> **What is being asked**
Your answer should be only a number: how many lines include the word "code".

[Data items]
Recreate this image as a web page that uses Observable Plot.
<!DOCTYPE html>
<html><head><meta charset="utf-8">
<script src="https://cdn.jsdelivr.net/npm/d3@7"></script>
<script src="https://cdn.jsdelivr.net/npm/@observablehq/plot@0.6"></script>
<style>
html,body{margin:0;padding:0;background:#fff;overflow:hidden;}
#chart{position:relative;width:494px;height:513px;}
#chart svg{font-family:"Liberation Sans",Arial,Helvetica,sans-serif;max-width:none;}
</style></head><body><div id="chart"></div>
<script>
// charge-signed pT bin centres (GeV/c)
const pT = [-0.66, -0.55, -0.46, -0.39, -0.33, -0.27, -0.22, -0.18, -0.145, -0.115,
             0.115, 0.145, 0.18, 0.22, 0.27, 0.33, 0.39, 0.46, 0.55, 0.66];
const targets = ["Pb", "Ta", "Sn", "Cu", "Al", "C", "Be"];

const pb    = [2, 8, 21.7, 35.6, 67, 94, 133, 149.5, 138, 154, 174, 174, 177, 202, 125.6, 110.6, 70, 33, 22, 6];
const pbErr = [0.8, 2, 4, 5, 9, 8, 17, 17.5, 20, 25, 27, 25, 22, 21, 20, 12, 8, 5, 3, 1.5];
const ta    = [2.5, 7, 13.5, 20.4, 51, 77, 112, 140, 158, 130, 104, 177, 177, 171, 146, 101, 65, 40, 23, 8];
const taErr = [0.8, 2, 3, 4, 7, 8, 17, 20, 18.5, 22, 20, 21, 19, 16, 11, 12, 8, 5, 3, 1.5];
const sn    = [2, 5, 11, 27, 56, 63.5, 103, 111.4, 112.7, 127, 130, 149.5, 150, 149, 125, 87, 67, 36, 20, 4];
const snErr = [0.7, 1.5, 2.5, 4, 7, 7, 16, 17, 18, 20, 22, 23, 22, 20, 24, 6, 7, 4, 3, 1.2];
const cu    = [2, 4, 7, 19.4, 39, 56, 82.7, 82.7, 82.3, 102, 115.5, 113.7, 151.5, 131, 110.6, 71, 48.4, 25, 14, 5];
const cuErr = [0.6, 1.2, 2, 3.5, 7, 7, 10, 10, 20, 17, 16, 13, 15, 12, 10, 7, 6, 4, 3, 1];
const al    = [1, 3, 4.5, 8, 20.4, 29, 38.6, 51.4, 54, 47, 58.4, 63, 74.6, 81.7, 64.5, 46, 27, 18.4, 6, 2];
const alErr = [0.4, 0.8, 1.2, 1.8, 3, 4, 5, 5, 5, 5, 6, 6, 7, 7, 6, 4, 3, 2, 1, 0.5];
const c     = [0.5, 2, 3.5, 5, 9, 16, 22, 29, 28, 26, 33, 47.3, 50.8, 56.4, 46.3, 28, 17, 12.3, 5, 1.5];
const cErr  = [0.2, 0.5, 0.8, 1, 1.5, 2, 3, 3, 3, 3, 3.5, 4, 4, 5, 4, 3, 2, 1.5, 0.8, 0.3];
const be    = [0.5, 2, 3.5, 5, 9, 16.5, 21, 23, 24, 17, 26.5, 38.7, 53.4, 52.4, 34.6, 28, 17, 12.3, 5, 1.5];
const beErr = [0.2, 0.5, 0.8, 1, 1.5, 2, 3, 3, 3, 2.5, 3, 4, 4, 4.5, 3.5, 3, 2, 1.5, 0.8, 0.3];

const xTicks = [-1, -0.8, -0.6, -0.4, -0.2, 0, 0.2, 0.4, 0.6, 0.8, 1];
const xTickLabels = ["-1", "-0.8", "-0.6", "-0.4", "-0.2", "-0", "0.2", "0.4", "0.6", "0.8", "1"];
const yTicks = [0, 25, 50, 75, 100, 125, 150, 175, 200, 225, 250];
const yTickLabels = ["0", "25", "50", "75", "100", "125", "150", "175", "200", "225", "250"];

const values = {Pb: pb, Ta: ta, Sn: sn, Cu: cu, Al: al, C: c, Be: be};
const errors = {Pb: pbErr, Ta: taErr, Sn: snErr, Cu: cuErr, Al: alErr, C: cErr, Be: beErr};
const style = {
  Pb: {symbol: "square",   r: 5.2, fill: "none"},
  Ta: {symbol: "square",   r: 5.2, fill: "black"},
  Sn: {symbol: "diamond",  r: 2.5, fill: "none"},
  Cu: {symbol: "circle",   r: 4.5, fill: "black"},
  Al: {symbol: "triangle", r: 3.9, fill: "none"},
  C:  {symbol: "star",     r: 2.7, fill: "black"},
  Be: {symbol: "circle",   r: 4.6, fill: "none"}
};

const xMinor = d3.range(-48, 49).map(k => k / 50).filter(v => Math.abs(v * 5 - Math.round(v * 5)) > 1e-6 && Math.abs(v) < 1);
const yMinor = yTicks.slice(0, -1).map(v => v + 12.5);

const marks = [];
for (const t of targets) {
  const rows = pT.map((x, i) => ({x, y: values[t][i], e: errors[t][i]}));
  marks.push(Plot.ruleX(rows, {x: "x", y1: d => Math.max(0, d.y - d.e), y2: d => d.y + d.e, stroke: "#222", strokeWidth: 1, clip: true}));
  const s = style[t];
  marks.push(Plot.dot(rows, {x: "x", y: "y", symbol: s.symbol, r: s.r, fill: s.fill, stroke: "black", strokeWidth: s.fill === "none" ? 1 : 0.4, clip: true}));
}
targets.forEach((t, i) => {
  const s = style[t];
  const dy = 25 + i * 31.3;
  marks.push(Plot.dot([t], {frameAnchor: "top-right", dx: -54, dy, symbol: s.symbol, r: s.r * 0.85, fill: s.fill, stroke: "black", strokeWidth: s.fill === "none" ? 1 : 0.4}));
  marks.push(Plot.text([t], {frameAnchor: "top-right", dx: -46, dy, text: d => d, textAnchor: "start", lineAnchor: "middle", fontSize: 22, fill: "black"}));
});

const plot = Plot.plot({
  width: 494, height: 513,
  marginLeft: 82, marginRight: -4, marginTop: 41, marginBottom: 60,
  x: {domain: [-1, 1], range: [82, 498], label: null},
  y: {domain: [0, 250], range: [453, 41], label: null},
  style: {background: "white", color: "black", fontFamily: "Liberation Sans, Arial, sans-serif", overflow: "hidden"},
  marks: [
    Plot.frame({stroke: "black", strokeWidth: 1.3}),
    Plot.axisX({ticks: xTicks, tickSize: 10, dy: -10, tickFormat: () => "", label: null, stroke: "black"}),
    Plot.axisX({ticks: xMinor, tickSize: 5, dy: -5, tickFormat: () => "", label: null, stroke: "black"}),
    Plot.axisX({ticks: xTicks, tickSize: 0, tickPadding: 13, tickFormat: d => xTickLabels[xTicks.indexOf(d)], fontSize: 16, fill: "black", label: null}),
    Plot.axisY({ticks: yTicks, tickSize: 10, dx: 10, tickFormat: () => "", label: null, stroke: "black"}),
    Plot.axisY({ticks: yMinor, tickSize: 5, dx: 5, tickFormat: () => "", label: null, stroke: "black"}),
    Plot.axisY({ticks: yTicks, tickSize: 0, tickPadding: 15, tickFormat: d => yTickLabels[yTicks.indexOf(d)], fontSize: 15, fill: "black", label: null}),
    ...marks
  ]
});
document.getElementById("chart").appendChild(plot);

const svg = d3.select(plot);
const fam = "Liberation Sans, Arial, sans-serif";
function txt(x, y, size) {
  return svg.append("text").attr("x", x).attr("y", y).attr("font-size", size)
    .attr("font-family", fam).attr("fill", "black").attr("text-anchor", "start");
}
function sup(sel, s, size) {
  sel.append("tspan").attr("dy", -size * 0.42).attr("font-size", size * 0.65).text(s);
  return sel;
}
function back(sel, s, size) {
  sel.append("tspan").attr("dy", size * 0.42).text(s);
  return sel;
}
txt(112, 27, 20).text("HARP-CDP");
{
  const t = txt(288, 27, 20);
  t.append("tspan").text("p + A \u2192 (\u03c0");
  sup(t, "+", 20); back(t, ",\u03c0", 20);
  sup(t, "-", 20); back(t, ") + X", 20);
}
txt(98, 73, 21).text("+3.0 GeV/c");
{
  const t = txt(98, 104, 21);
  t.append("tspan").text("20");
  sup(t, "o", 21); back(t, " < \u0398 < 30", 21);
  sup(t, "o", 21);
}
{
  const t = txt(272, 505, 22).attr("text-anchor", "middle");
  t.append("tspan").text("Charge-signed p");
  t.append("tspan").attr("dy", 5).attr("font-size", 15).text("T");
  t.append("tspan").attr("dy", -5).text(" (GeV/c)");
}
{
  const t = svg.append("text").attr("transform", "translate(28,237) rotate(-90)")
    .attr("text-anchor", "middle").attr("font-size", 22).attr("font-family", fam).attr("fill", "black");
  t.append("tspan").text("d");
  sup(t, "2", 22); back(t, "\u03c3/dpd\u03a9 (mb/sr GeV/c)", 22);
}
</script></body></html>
---
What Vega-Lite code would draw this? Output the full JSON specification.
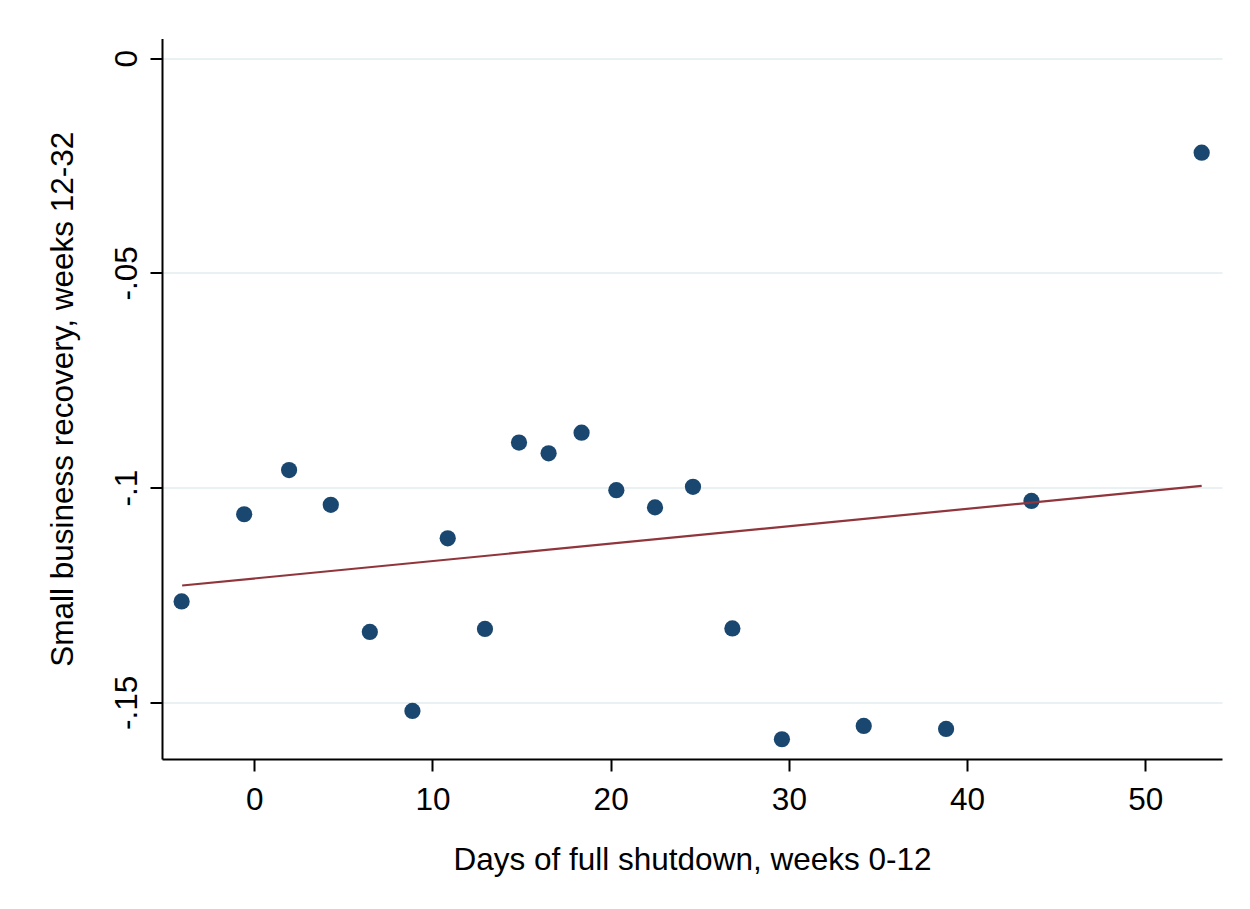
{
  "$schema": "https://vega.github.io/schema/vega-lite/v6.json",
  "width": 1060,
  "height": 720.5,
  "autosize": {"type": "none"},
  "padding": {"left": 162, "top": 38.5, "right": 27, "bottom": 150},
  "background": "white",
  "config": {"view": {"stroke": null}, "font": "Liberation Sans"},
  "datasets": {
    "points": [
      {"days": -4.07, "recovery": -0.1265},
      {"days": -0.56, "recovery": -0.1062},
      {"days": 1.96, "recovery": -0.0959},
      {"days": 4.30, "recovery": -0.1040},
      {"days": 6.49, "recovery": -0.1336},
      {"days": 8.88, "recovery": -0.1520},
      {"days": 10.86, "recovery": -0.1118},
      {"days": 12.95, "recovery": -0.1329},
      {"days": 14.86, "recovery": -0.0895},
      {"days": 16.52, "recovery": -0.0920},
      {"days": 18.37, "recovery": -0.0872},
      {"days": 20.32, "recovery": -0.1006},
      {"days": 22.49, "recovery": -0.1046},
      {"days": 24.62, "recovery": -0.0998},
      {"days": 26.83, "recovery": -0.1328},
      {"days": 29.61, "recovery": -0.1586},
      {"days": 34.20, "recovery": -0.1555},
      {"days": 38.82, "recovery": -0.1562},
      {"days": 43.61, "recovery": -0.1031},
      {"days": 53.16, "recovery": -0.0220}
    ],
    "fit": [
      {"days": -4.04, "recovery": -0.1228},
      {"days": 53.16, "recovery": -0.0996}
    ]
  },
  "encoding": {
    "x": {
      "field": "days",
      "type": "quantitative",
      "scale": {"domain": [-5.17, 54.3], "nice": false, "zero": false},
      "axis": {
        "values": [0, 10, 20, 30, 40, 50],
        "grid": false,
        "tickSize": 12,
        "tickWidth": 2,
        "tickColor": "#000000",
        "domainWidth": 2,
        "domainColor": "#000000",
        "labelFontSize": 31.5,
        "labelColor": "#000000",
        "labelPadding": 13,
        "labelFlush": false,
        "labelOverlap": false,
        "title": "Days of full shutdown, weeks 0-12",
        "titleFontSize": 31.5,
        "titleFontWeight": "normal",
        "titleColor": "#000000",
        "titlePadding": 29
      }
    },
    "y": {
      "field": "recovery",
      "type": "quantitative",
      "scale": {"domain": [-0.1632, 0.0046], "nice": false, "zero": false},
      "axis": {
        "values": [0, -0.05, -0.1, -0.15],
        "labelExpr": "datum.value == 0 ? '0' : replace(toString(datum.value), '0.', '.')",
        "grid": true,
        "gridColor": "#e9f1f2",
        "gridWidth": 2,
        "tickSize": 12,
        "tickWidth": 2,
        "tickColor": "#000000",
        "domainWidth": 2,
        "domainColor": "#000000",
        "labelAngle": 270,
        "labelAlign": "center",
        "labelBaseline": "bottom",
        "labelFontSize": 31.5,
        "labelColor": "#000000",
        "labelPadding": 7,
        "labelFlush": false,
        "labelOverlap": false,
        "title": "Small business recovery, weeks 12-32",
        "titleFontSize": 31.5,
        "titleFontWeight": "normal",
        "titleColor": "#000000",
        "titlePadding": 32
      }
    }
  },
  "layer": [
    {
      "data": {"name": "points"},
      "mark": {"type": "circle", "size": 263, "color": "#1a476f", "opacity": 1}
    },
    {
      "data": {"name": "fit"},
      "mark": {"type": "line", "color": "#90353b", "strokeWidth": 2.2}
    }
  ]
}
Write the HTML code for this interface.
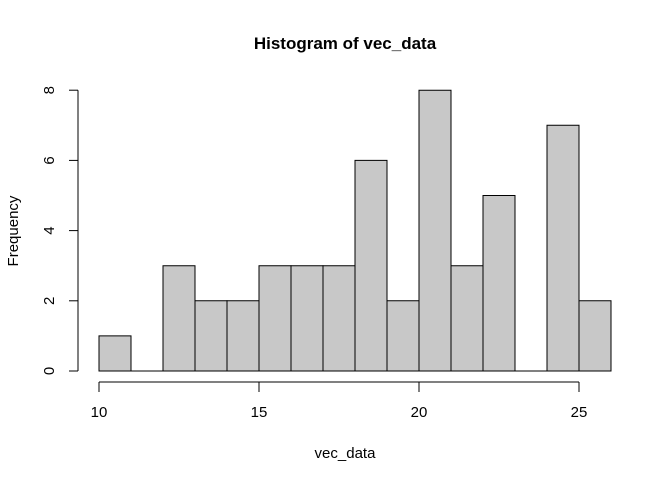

> **Task solution**
2